The raiders used bolt cutters to slice the locks off the cage doors, and then, protected by thick leather work gloves, they began pulling the mutilated animals from their cages. One girl—Laura—started
screaming, and never did stop, as she reached inside again and again, the monkeys’ eyes blank or wild, some shaking uncontrollably and without pause, defecating and urinating in fear and pain and what might have been anger.

Christopher was smashing out the exterior windows, and one of the experimental monkeys, which had been scampering down the hallway between the legs of the raiders, jumped onto the window ledge and then dropped out of sight. Another one saw it go, and followed.

The noise was terrific—the sirens, the screaming girls, the screaming animals, and the smashing of the cages, which sounded like an army of men beating on garbage cans with steel pipes. People continued to call for help: “Gimme a bat, we need a bat over here. Watch that monkey, he’s a biter.…”

Danny, the timekeeper, looked at his stopwatch and yelled, “Two minutes,” and the fury continued: smash, smash, smash, scream, smash, scream …

And the sirens wailed like banshees.

Rachel, wild brown hair curling out from under her ski mask, got Christopher to break a door marked
DR. LAWRENCE JANES
.

Inside, she found a secretary’s desk near the door and an enclosed space at the back.

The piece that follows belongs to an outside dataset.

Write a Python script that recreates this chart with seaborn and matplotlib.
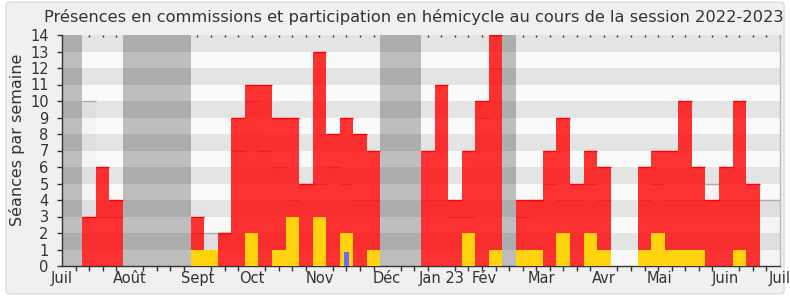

She went straight to a double-wide fourdrawer file cabinet. The cabinet was locked, but she pulled a short crowbar out of her belt, wedged it into the lip of the drawer, and then stood back while Christopher gave the bar a whack.

The door popped loose, revealing a line of hanging folders. She pulled three of them out, carried them to the desk, and shook them. An envelope containing a thumb drive popped out of each.

They’d been told by their insider that the thumb drives contained backup files and reports on the research being done at the facility. She went back for more folders, shaking out the thumb drives.

“Rachel!” A thin, awkward teen stepped in, banging his hip on the desk but holding fast to a maimed rat. His voice was cool, but the anger clawed through. “Look at this! Look what they’re doing. They cut off her legs! How could they do that?”

The woman barely looked up. “Not
how

why
?” she said, and dumped four more drives onto the desk. “Put that thing down and stick these drives in your pockets.”